COPD Patients May Benefit from Light-Weight, Portable Oxygen Concentrator
GCE Healthcare recently announced the launch of the Zen-O portable oxygen concentrator (POC), a device designed to help patients with respiratory conditions, including chronic obstructive pulmonary disease (COPD), to better manage their oxygen therapy inside or outside the home. The device is the first product to be developed at GCE’s new manufacturing and innovation center in St. Helens, U.K.
Zen-O weighs less than 5 kilograms (4.66 kg, about 10 pounds) and can provide up to two liters of oxygen per minute in either continuous or pulse flow. The device comes with several accessories, including a carry bag and a pull cart to improve mobility.
Mike Galvin, managing director of GCE Healthcare, said in a recent press release: “The Zen-O™ gives patients the means to remain mobile and carry on living their lives independently. It is one of the few mobile oxygen therapy devices to be manufactured in the UK and is the first of a number of focused products we want to bring to the homecare market in future under our own brand name.”

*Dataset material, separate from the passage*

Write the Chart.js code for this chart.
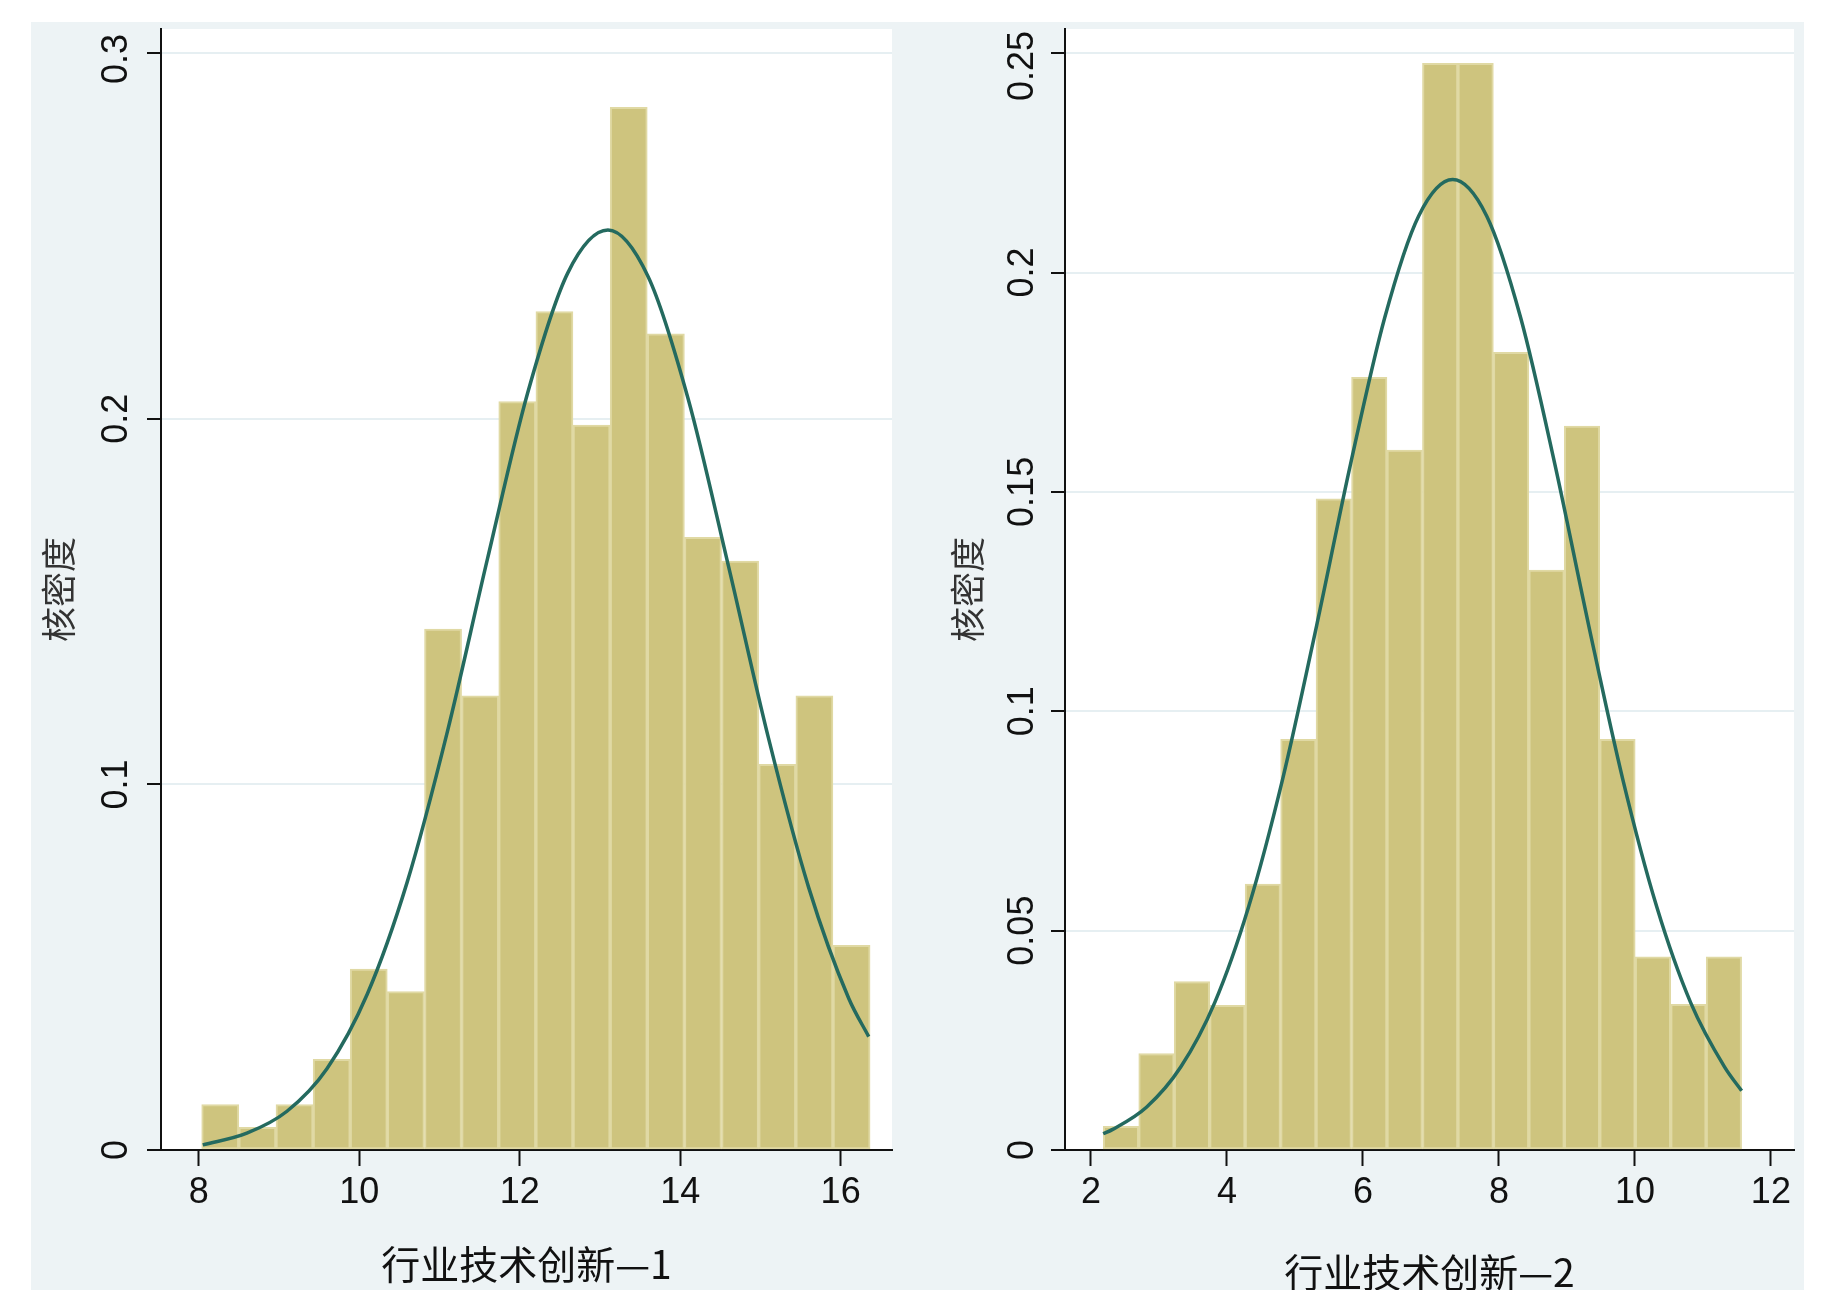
<!DOCTYPE html>
<html>
<head>
<meta charset="utf-8">
<script src="https://cdn.jsdelivr.net/npm/chart.js@4.4.1/dist/chart.umd.min.js"></script>
<style>
    html, body { margin: 0; padding: 0; background: #ffffff; }
    #fondo { position: absolute; left: 31px; top: 22px; width: 1773px; height: 1268px; background: #edf3f5; }
    #grafica1 { position: absolute; left: 0px; top: 0px; }
    #grafica2 { position: absolute; left: 904px; top: 0px; }
</style>
</head>
<body>
<div id="fondo">
    <canvas id="grafica1" width="904" height="1268"></canvas>
    <canvas id="grafica2" width="869" height="1268"></canvas>
</div>
<script>
// panel 1: 行业技术创新—1
var centros1 = [8.268, 8.731, 9.194, 9.657, 10.119, 10.582, 11.045, 11.508, 11.970, 12.433, 12.896, 13.359, 13.822, 14.284, 14.747, 15.210, 15.673, 16.136];
var densidad1 = [0.0124, 0.0062, 0.0124, 0.0248, 0.0495, 0.0433, 0.1425, 0.1242, 0.2047, 0.2293, 0.1983, 0.2852, 0.2232, 0.1676, 0.1611, 0.1055, 0.1242, 0.0560];
var curvaX1 = [8.05, 8.6, 9.1, 9.6, 10.1, 10.6, 11.1, 11.6, 12.1, 12.6, 13.1, 13.6, 14.1, 14.6, 15.1, 15.6, 16.1, 16.35];
var curvaY1 = [0.0014, 0.0046, 0.0106, 0.0223, 0.0426, 0.0734, 0.1145, 0.1618, 0.2071, 0.2399, 0.2516, 0.2389, 0.2054, 0.1599, 0.1127, 0.0719, 0.0415, 0.0310];
var ticksX1 = [8, 10, 12, 14, 16];
var ticksY1 = [0, 0.1, 0.2, 0.3];
var textosY1 = ['0', '0.1', '0.2', '0.3'];

// panel 2: 行业技术创新—2
var centros2 = [2.442, 2.963, 3.485, 4.006, 4.528, 5.050, 5.571, 6.093, 6.614, 7.136, 7.658, 8.179, 8.701, 9.222, 9.744, 10.266, 10.787, 11.309];
var densidad2 = [0.0054, 0.0220, 0.0384, 0.0330, 0.0606, 0.0936, 0.1484, 0.1761, 0.1595, 0.2477, 0.2477, 0.1818, 0.1322, 0.1650, 0.0936, 0.0440, 0.0332, 0.0440];
var curvaX2 = [2.18, 2.32, 2.82, 3.32, 3.82, 4.32, 4.82, 5.32, 5.82, 6.32, 6.82, 7.32, 7.82, 8.32, 8.82, 9.32, 9.82, 10.32, 10.82, 11.32, 11.57];
var curvaY2 = [0.0037, 0.0047, 0.0098, 0.0189, 0.0336, 0.0555, 0.0846, 0.1196, 0.1565, 0.1897, 0.2129, 0.2212, 0.2129, 0.1897, 0.1565, 0.1196, 0.0846, 0.0555, 0.0336, 0.0189, 0.0135];
var ticksX2 = [2, 4, 6, 8, 10, 12];
var ticksY2 = [0, 0.05, 0.1, 0.15, 0.2, 0.25];
var textosY2 = ['0', '0.05', '0.1', '0.15', '0.2', '0.25'];

var tituloY = '核密度';

// fondo blanco del area de trazado
var fondoBlanco = {
    id: 'fondoBlanco',
    beforeDraw: function (chart) {
        var a = chart.chartArea;
        var ctx = chart.ctx;
        ctx.save();
        ctx.fillStyle = '#ffffff';
        ctx.fillRect(a.left, a.top, a.right - a.left, a.bottom - a.top);
        ctx.restore();
    }
};

// etiquetas del eje y giradas (estilo Stata)
var etiquetasY = {
    id: 'etiquetasY',
    afterDraw: function (chart, args, opts) {
        var esc = chart.scales.y;
        var ctx = chart.ctx;
        ctx.save();
        ctx.font = '36px "Liberation Sans", Arial, sans-serif';
        ctx.fillStyle = '#111111';
        ctx.textAlign = 'center';
        ctx.textBaseline = 'middle';
        for (var i = 0; i < opts.valores.length; i++) {
            var y = esc.getPixelForValue(opts.valores[i]);
            var mitad = ctx.measureText(opts.textos[i]).width / 2;
            // que no se salga por arriba del recuadro
            if (y - mitad < opts.margen) {
                y = opts.margen + mitad;
            }
            ctx.save();
            ctx.translate(opts.x, y);
            ctx.rotate(-Math.PI / 2);
            ctx.fillText(opts.textos[i], 0, 0);
            ctx.restore();
        }
        ctx.restore();
    }
};

function puntos(xs, ys) {
    var res = [];
    for (var i = 0; i < xs.length; i++) {
        res.push({ x: xs[i], y: ys[i] });
    }
    return res;
}

function crearGrafica(id, p) {
    return new Chart(document.getElementById(id).getContext('2d'), {
        type: 'bar',
        data: {
            datasets: [{
                type: 'line',
                data: puntos(p.curvaX, p.curvaY),
                borderColor: '#246a5f',
                borderWidth: 3.5,
                pointRadius: 0,
                cubicInterpolationMode: 'monotone',
                fill: false,
                order: 0
            }, {
                type: 'bar',
                data: puntos(p.centros, p.densidad),
                backgroundColor: '#cec47e',
                borderColor: '#e0d9a4',
                borderWidth: 2,
                borderSkipped: false,
                barPercentage: 1.0,
                categoryPercentage: 1.0,
                order: 1
            }]
        },
        options: {
            responsive: false,
            animation: false,
            events: [],
            layout: { padding: { left: 0, right: p.padDer, top: 7, bottom: 0 } },
            plugins: {
                legend: { display: false },
                tooltip: { enabled: false },
                etiquetasY: { valores: p.ticksY, textos: p.textosY, x: p.xEtiquetas, margen: p.margenY }
            },
            scales: {
                x: {
                    type: 'linear',
                    min: p.xMin,
                    max: p.xMax,
                    offset: false,
                    afterBuildTicks: function (scale) {
                        scale.ticks = p.ticksX.map(function (v) { return { value: v }; });
                    },
                    afterFit: function (scale) { scale.height = 140; },
                    ticks: {
                        color: '#111111',
                        font: { family: '"Liberation Sans", Arial, sans-serif', size: 36 },
                        padding: 5,
                        maxRotation: 0,
                        callback: function (v) { return String(v); }
                    },
                    grid: { display: true, drawOnChartArea: false, drawTicks: true, tickLength: 16, tickColor: '#111111', tickWidth: 2, offset: false },
                    border: { display: true, color: '#111111', width: 2 },
                    title: {
                        display: true,
                        text: p.tituloX,
                        color: '#111111',
                        font: { family: '"Noto Sans CJK SC", sans-serif', size: 39 },
                        padding: { top: 0, bottom: p.padTituloX }
                    }
                },
                y: {
                    type: 'linear',
                    min: 0,
                    max: p.yMax,
                    afterBuildTicks: function (scale) {
                        scale.ticks = p.ticksY.map(function (v) { return { value: v }; });
                    },
                    afterFit: function (scale) { scale.width = 130; },
                    ticks: { display: false },
                    grid: { color: '#e6eff2', lineWidth: 2, drawTicks: true, tickLength: 14, tickColor: '#111111', tickWidth: 2 },
                    border: { display: true, color: '#111111', width: 2 },
                    title: {
                        display: true,
                        text: tituloY,
                        color: '#333333',
                        font: { family: '"Noto Sans CJK SC", sans-serif', size: 35 },
                        padding: { top: p.padTituloY, bottom: 0 }
                    }
                }
            }
        },
        plugins: [fondoBlanco, etiquetasY]
    });
}

crearGrafica('grafica1', {
    centros: centros1, densidad: densidad1, curvaX: curvaX1, curvaY: curvaY1,
    ticksX: ticksX1, ticksY: ticksY1, textosY: textosY1,
    xMin: 7.53, xMax: 16.64, yMax: 0.3066,
    tituloX: '行业技术创新—1',
    padDer: 43, padTituloX: 2, padTituloY: 7, xEtiquetas: 86, margenY: 12
});

crearGrafica('grafica2', {
    centros: centros2, densidad: densidad2, curvaX: curvaX2, curvaY: curvaY2,
    ticksX: ticksX2, ticksY: ticksY2, textosY: textosY2,
    xMin: 1.618, xMax: 12.34, yMax: 0.2555,
    tituloX: '行业技术创新—2',
    padDer: 10, padTituloX: -6, padTituloY: 12, xEtiquetas: 88, margenY: 9
});
</script>
</body>
</html>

The Zen-O uses advanced technology to adjust the amount of oxygen delivered in response to a patient’s breath rate, and automatically increases the amount when the patient needs it most — such as walking uphill.
“All concentrators have parts that wear and degrade. We have designed sieve beds that can be changed at the patient’s premises, without having to be returned to base, and this will significantly lower the cost of ownership,” Galvin said.
The device is the latest in a range of medical gas solutions manufactured and distributed by GCE Healthcare, a Swedish company formed in 1987 and part of the GCE Group. At its Innovation Centre, the company’s team of engineers produce high-quality, groundbreaking products. The Zen-O is commercially available and comes with a three-year device or 15,000 hours of total use warranty.
COPD is the third leading cause of death in the United States. More than 11 million people have been diagnosed with the disease, but an estimated 24 million may suffer from COPD without even knowing it. COPD causes serious long-term disability and early death. The number of people dying from COPD is increasing, and there is currently no cure for the condition.